Skip pictures in the listing below; copy exactly the lines from the one with "Clone this chart in seaborn and matplotlib." through the one with "import seaborn as sns", inclusive.

# [EXTRACTED RECORDS]

^^^^^^^^

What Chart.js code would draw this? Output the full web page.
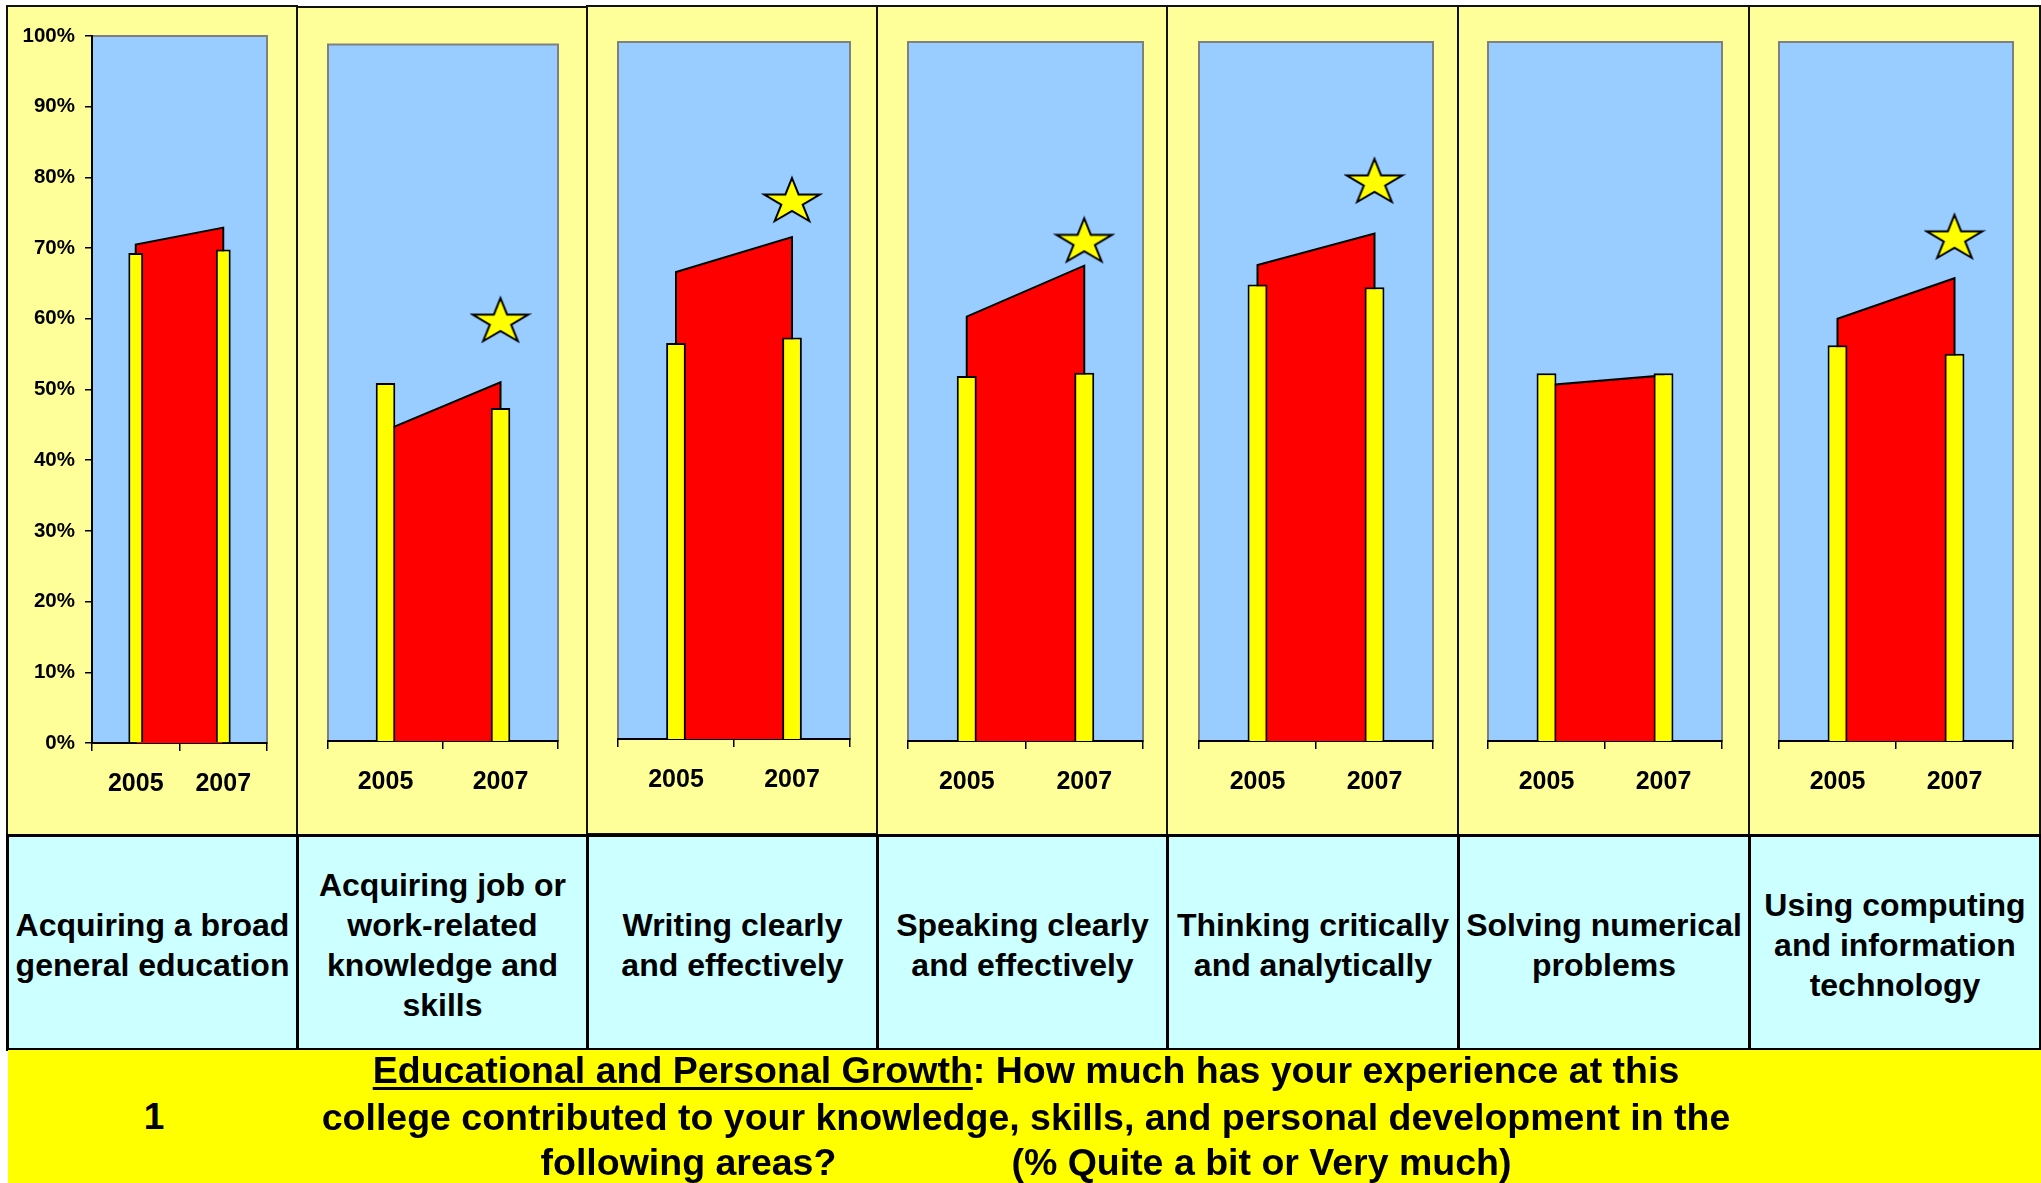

^^^^^^^^

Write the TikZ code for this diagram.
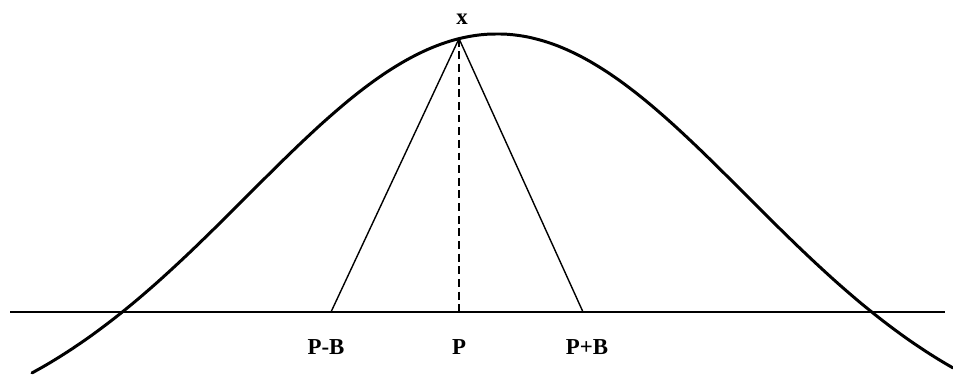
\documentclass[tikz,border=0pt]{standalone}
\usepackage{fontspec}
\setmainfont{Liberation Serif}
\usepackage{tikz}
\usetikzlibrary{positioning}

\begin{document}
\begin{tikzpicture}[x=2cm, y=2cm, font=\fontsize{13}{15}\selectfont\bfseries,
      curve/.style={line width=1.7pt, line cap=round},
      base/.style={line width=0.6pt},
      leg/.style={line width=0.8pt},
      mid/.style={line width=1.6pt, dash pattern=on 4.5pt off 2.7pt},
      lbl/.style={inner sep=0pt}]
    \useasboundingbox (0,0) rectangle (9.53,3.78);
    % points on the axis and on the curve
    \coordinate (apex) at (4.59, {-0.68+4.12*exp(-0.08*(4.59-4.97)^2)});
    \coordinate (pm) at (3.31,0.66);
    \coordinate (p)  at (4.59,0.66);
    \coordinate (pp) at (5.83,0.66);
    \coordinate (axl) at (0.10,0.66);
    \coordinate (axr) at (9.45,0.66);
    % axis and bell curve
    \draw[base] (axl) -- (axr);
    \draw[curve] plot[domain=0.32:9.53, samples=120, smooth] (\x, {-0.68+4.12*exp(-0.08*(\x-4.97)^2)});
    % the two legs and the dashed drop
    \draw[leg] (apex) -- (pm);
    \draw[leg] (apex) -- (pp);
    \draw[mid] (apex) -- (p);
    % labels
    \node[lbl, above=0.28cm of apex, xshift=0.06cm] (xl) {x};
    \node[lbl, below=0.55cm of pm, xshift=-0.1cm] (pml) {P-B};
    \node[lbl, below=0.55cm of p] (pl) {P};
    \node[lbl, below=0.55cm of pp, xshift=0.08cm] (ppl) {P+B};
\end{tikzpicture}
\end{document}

^^^^^^^^

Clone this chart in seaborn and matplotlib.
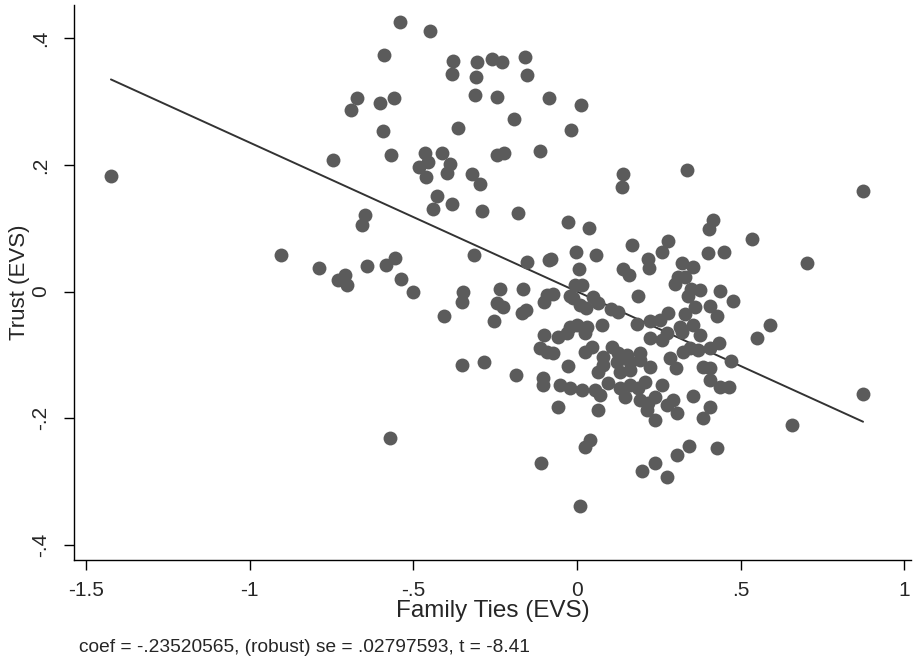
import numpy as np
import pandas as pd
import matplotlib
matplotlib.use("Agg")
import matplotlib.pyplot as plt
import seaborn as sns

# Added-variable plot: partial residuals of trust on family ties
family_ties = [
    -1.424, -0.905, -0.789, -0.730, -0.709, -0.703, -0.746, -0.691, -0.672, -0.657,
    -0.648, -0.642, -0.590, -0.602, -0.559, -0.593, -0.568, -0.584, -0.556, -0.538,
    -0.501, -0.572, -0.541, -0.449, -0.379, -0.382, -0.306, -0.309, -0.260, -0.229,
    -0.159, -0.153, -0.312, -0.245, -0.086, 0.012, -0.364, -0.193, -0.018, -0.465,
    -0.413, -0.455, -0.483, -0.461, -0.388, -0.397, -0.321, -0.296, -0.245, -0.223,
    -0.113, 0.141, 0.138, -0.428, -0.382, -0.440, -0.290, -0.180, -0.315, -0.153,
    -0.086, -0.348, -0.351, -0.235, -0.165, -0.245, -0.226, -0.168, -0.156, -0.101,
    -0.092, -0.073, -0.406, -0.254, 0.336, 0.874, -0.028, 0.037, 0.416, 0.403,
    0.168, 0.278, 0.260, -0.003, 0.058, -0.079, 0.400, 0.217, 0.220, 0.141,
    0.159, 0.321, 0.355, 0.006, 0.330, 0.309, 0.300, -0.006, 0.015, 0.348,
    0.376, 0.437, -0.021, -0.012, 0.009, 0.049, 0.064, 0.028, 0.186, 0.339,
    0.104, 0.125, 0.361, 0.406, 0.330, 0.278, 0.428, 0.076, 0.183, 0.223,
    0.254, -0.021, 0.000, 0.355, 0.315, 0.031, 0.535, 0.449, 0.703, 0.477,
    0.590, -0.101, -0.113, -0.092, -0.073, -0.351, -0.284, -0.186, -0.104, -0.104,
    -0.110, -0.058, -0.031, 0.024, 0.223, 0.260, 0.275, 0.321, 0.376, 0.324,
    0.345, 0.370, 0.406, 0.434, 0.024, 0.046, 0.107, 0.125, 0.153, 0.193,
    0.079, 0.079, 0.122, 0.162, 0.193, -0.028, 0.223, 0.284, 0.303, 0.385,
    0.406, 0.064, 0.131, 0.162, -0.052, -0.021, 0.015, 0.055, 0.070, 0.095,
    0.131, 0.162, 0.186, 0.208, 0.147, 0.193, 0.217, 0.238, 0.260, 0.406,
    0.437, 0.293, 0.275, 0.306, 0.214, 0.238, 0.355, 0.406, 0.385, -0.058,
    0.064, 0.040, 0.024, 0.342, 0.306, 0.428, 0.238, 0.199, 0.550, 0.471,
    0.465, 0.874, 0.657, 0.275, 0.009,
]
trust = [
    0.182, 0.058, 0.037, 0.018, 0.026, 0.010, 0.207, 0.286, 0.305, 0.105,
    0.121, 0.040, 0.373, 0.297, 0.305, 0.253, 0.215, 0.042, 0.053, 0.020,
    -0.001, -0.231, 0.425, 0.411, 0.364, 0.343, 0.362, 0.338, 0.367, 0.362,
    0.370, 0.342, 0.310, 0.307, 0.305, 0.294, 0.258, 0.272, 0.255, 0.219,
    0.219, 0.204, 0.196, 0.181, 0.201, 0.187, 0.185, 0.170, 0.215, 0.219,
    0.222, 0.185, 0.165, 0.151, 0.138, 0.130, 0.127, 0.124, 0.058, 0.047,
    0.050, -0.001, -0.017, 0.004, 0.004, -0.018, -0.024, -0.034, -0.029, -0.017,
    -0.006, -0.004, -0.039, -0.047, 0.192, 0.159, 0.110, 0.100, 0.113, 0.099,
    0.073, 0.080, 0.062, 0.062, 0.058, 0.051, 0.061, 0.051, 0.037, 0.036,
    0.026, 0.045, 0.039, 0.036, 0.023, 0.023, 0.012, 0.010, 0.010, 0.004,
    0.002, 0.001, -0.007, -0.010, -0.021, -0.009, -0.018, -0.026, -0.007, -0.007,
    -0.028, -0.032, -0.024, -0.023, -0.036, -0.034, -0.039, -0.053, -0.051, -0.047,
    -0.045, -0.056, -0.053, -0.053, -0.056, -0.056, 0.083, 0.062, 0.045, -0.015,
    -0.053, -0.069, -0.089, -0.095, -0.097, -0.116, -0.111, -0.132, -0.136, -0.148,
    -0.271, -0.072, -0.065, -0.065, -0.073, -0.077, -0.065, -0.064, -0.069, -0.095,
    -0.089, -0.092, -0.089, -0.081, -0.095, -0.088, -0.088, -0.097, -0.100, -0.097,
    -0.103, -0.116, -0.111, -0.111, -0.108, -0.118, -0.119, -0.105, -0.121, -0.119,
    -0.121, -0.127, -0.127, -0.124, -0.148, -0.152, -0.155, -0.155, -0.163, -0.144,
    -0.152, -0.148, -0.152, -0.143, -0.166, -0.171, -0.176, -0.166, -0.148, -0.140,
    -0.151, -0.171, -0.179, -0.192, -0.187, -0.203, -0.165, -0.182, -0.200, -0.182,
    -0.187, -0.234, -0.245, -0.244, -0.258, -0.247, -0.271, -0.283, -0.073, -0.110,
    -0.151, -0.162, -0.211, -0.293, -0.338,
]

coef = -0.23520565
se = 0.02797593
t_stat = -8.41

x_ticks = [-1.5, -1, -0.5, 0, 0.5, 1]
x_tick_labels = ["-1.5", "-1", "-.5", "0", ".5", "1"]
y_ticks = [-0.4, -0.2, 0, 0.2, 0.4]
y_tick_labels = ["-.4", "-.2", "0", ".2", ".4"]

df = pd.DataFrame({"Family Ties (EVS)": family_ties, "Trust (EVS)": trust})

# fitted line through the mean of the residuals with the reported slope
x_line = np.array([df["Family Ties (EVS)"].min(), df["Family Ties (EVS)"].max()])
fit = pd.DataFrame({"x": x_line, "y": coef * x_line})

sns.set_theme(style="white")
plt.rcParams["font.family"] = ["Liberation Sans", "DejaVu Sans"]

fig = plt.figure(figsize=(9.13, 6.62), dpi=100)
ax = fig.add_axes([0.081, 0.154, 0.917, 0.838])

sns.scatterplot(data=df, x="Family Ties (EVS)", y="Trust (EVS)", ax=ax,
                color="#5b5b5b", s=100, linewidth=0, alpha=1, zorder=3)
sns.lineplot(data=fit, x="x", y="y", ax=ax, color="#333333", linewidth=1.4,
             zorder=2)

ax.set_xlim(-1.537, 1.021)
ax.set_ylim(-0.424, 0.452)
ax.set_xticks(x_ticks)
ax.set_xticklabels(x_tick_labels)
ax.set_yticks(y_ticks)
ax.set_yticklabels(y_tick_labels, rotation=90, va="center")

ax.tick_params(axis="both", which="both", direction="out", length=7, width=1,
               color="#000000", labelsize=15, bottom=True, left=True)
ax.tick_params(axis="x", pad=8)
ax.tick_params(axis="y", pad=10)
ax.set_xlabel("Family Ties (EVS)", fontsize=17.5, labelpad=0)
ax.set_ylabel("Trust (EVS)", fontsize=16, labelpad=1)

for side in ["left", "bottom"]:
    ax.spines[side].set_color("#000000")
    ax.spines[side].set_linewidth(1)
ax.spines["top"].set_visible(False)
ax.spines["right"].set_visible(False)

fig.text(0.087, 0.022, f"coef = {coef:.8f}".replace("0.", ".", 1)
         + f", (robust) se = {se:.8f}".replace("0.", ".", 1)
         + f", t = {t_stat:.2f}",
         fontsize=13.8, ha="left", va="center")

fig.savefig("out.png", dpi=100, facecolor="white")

^^^^^^^^

# [SOLVED PROBLEM]
Clone this chart in seaborn and matplotlib.
import numpy as np
import pandas as pd
import matplotlib
matplotlib.use("Agg")
import matplotlib.pyplot as plt
import seaborn as sns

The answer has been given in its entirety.